The infamous Rolling Stone article highlighting the alleged gang rape on the University of Virginia campus had been released around the time Magnolia started exploring these controversial topics, but she wasn’t worried about any negative feedback with her projects. She believed that sexual assault and violence continues to be a major issue, which is why she was confident people would rally behind her and her project. And rally they did.
Her Instagram collection contains some of her most prolific work, including a piece she did outside of Crisis Pregnancy Center in Milwaukee. This center, which claims it offers medical advice and services for expecting mothers, is actually backed by Christian groups that masquerades as an abortion clinic only to condemn women who wish to make that choice.
She decided to do a mud stencil that said “Keep your rosaries off my ovaries,” with a rosary in the shape of ovaries. “When I do overt political texts like that, I’ll get more push back. More people want to know if I have permission.” Sure enough, the stencil was removed the following morning.
After multiple installations in Charlottesville, Magnolia wanted to bring a similar theme to Richmond and the survivors of the area. Magnolia wants “No More Violence” to be as collaborative as possible so She is asking for people to bring ideas or stencils of meaningful symbols that combat domestic and sexual violence and assault.
“It can mean whatever it means to that person.” Magnolia hopes to leave parts of these installations around Richmond for the general public to look at. She will also be encouraging people who come into the gallery to “write their own poems, stories, comments, words of encouragement, whatever, also directly next to the artwork next to the mud stencils.”
The workshop is free and open to the public, centering survivors and inviting participants to create artworks in all mediums. Along with mud stenciling and screen printing, Magnolia is collaborating with Dr. Sarmistha Talukdar, “a photographer, experimental musician, and Postdoctoral Scientist in the Department of Human and Molecular Genetics at Virginia Commonwealth University. Also as part of the exhibit, Talkudar will display “Take Your Power Back: Therapy Through Photography,” a series of double exposure photography aiming to highlight and empower survivors through powerful symbolic representation of indomitable strength, healing, self-care and inspirations for others.” The program is as follows:
Saturday, May 20, 2017, 2-5 pm at Gallery 5
Art in Response to Violence – An art therapy workshop creating art as a response to the community about interpersonal violence will be led by Carol Olson, a local art therapist and anti-violence activist.
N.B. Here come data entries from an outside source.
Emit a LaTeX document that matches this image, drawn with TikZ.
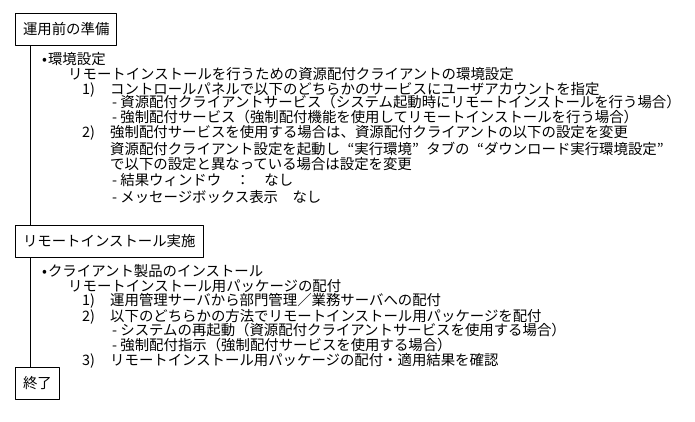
\documentclass[tikz,border=0pt]{standalone}
\usepackage{fontspec}
\setmainfont{Noto Sans CJK JP}
% 全角幅の引用符
\newcommand{\oq}{\makebox[1em][r]{“}}
\newcommand{\cq}{\makebox[1em][l]{”}}
\begin{document}
\begin{tikzpicture}[x=1pt, y=-1pt, line join=round, line cap=round,
	font=\fontsize{14.4}{15}\selectfont,
	stage/.style={draw, line width=1pt, anchor=north west, minimum height=32pt, inner xsep=7.5pt, inner ysep=0pt},
	txt/.style={anchor=base west, inner sep=0pt}]
	\useasboundingbox (0,0) rectangle (695,422);
	% 段階の枠
	\node[stage] (prep) at (15,13) {運用前の準備};
	\node[stage] (inst) at (15,225) {リモートインストール実施};
	\node[stage] (fin) at (15,367) {終了};
	% 縦の線
	\draw[line width=1pt] ([xshift=15pt]prep.south west)--([xshift=15pt]inst.north west);
	\draw[line width=1pt] ([xshift=15pt]inst.south west)--([xshift=15pt]fin.north west);
	% 運用前の準備の内容
	\path
	(42,65) node[txt] (env) {•\kern1pt 環境設定}
	(68,80) node[txt] (envsub) {リモートインストールを行うための資源配付クライアントの環境設定}
	(82,95) node[txt] (pa) {1)}
	(110,95) node[txt] (pat) {コントロールパネルで以下のどちらかのサービスにユーザアカウントを指定}
	(112,108) node[txt] (paa) {- 資源配付クライアントサービス（システム起動時にリモートインストールを行う場合）}
	(112,123) node[txt] (pab) {- 強制配付サービス（強制配付機能を使用してリモートインストールを行う場合）}
	(82,138) node[txt] (pb) {2)}
	(110,138) node[txt] (pbt) {強制配付サービスを使用する場合は、資源配付クライアントの以下の設定を変更}
	(110,155) node[txt] (pbu) {資源配付クライアント設定を起動し\oq 実行環境\cq タブの\oq ダウンロード実行環境設定\cq}
	(110,169) node[txt] (pbv) {で以下の設定と異なっている場合は設定を変更}
	(112,185) node[txt] (pba) {- 結果ウィンドウ　：　なし}
	(112,202) node[txt] (pbb) {- メッセージボックス表示　なし};
	% リモートインストール実施の内容
	\path
	(42,276) node[txt] (cli) {•\kern1pt クライアント製品のインストール}
	(68,291) node[txt] (clisub) {リモートインストール用パッケージの配付}
	(82,305) node[txt] (qa) {1)}
	(110,305) node[txt] (qat) {運用管理サーバから部門管理／業務サーバへの配付}
	(82,321) node[txt] (qb) {2)}
	(110,321) node[txt] (qbt) {以下のどちらかの方法でリモートインストール用パッケージを配付}
	(112,335) node[txt] (qba) {- システムの再起動（資源配付クライアントサービスを使用する場合）}
	(112,350) node[txt] (qbb) {- 強制配付指示（強制配付サービスを使用する場合）}
	(82,365) node[txt] (qc) {3)}
	(110,365) node[txt] (qct) {リモートインストール用パッケージの配付・適用結果を確認};
\end{tikzpicture}
\end{document}
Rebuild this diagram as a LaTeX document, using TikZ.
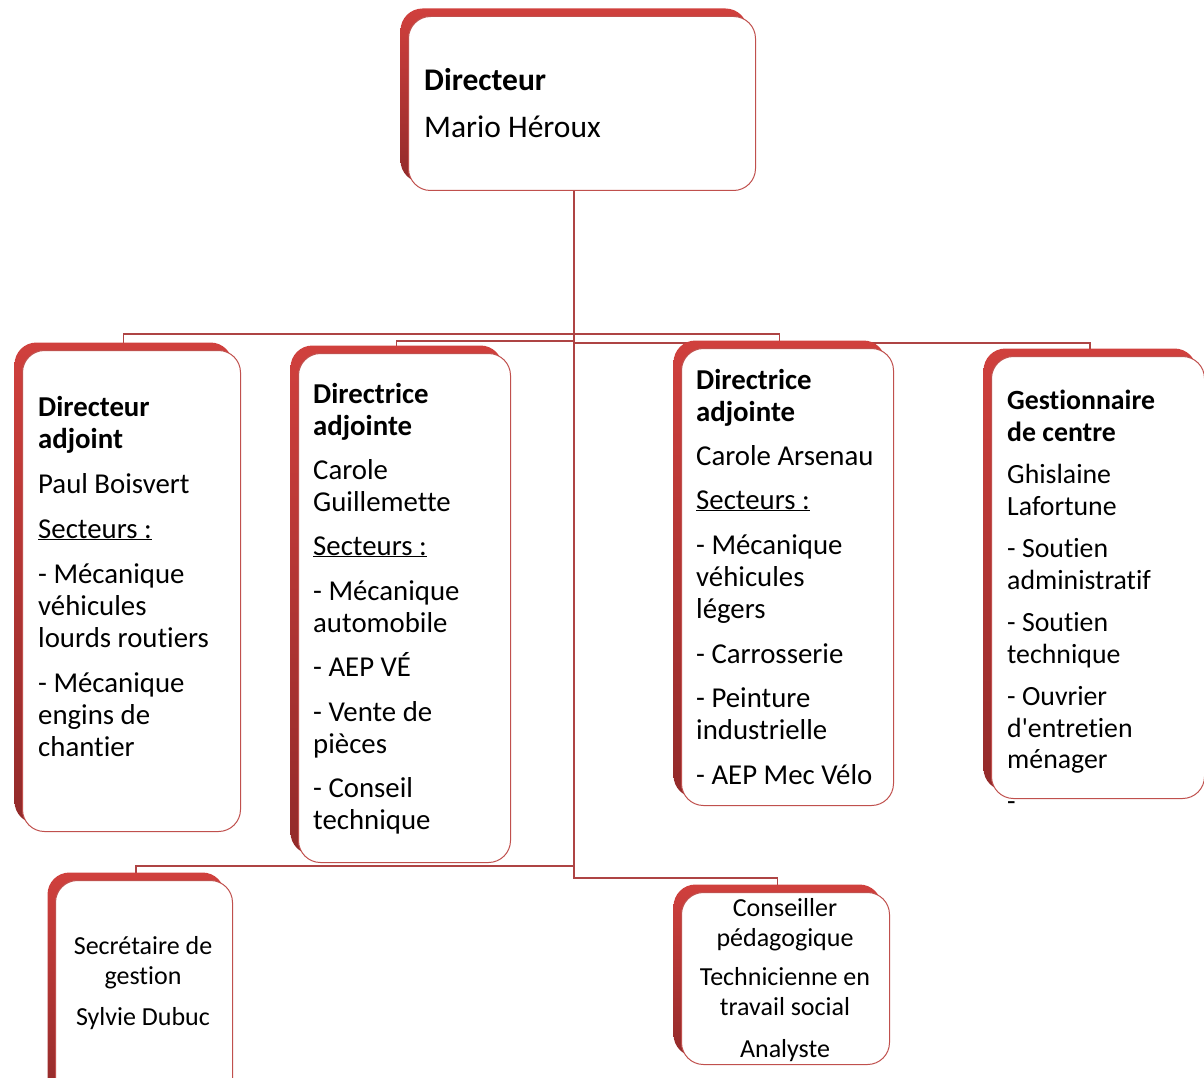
\documentclass[tikz,border=0pt]{standalone}
\usepackage{fontspec}
\setmainfont{Carlito}[Ligatures={TeX,NoCommon}]
\usetikzlibrary{backgrounds}

\definecolor{bandtop}{HTML}{D0403D}
\definecolor{bandbot}{HTML}{922A2A}
\definecolor{boxedge}{HTML}{C0504D}
\definecolor{linkred}{HTML}{AE4444}

\tikzset{
  orgbox/.style={draw=boxedge, fill=white, line width=1pt, rounded corners=22pt,
    anchor=north west, inner sep=0pt,
    preaction={draw=none, top color=bandtop, bottom color=bandbot,
      transform canvas={xshift=-8pt, yshift=8pt}}},
  boxtext/.style={anchor=base west, align=left, inner sep=0pt,
    font=\fontsize{28.8}{32}\selectfont},
  midtext/.style={anchor=base, align=center, inner sep=0pt,
    font=\fontsize{26}{30}\selectfont},
  link/.style={draw=linkred, line width=1.6pt}
}

\begin{document}
\begin{tikzpicture}[x=1pt, y=-1pt]
  \useasboundingbox (0,0) rectangle (1204,1078);
  \clip (0,0) rectangle (1204,1078);
  % boxes
  \node[orgbox, minimum width=347pt, minimum height=174pt] (dir) at (408,16) {};
  \node[orgbox, minimum width=218pt, minimum height=481pt] (adj1) at (22,350) {};
  \node[orgbox, minimum width=212pt, minimum height=509pt] (adj2) at (298,353) {};
  \node[orgbox, minimum width=212pt, minimum height=457pt] (adj3) at (681,348) {};
  \node[orgbox, minimum width=213pt, minimum height=442pt] (gest) at (991,356) {};
  \node[orgbox, minimum width=177pt, minimum height=230pt] (secr) at (55,880) {};
  \node[orgbox, minimum width=208pt, minimum height=172pt] (cons) at (681,892) {};
  % texts (base = last line)
  \node[boxtext, font=\fontsize{31.5}{47}\selectfont] (dirtxt) at (424,138)
    {\textbf{Directeur}\\Mario Héroux};
  \node[boxtext] (adj1txt) at (38,756)
    {\textbf{Directeur}\\\textbf{adjoint}\\[13pt]Paul Boisvert\\[13pt]\underline{Secteurs :}\\[13pt]%
     - Mécanique\\véhicules\\lourds routiers\\[13pt]- Mécanique\\engins de\\chantier};
  \node[boxtext] (adj2txt) at (313,829)
    {\textbf{Directrice}\\\textbf{adjointe}\\[12pt]Carole\\Guillemette\\[12pt]\underline{Secteurs :}\\[13pt]%
     - Mécanique\\automobile\\[12pt]- AEP VÉ\\[13pt]- Vente de\\pièces\\[12pt]- Conseil\\technique};
  \node[boxtext] (adj3txt) at (696,784)
    {\textbf{Directrice}\\\textbf{adjointe}\\[12pt]Carole Arsenau\\[12pt]\underline{Secteurs :}\\[13pt]%
     - Mécanique\\véhicules\\légers\\[13pt]- Carrosserie\\[12pt]- Peinture\\industrielle\\[13pt]- AEP Mec Vélo};
  \node[boxtext, font=\fontsize{27.8}{31.5}\selectfont] (gesttxt) at (1007,810)
    {\textbf{Gestionnaire}\\\textbf{de centre}\\[11pt]Ghislaine\\Lafortune\\[11pt]- Soutien\\administratif\\[11pt]%
     - Soutien\\technique\\[11pt]- Ouvrier\\d\textquotesingle entretien\\ménager\\[10pt]-};
  \node[midtext] (secrtxt) at (143,1025) {Secrétaire de\\gestion\\[11pt]Sylvie Dubuc};
  \node[midtext] (constxt) at (785,1057)
    {Conseiller\\pédagogique\\[9pt]Technicienne en\\travail social\\[12pt]Analyste};
  % connectors
  \begin{scope}[on background layer]
    \coordinate (trunk) at ([xshift=-8pt]dir.south);
    \draw[link] (trunk) -- (trunk |- 0,878) -| ([xshift=-8pt]cons.north);
    \draw[link] (trunk |- 0,334) -| ([xshift=-8pt]adj1.north);
    \draw[link] (trunk |- 0,341) -| ([xshift=-8pt]adj2.north);
    \draw[link] (trunk |- 0,334) -| ([xshift=-8pt]adj3.north);
    \draw[link] (trunk |- 0,343) -| ([xshift=-8pt]gest.north);
    \draw[link] (trunk |- 0,866) -| ([xshift=-8pt]secr.north);
  \end{scope}
\end{tikzpicture}
\end{document}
Supplies will be provided, but participants can bring their own as well.
Friday, May 26, 2017 3-5 pm at Studio Two Three
Screen Printing Against Sexual Violence – A screen printing workshop open to beginners and experienced printers. Participants are encouraged to bring a design combating sexual violence and screen print it. The image should be no larger than 8×10″ and can be brought on USB drive as a jpg or PDF or printed on transparency film. The prints will be sold during the exhibit and all proceeds will be donated to the James House.”
Malena Magnolia hopes that her art therapy workshops will not only be a collaborative art experience for people in Richmond, but also a way for domestic and sexual assault survivors to tell their story and bring the conversation into a public atmosphere.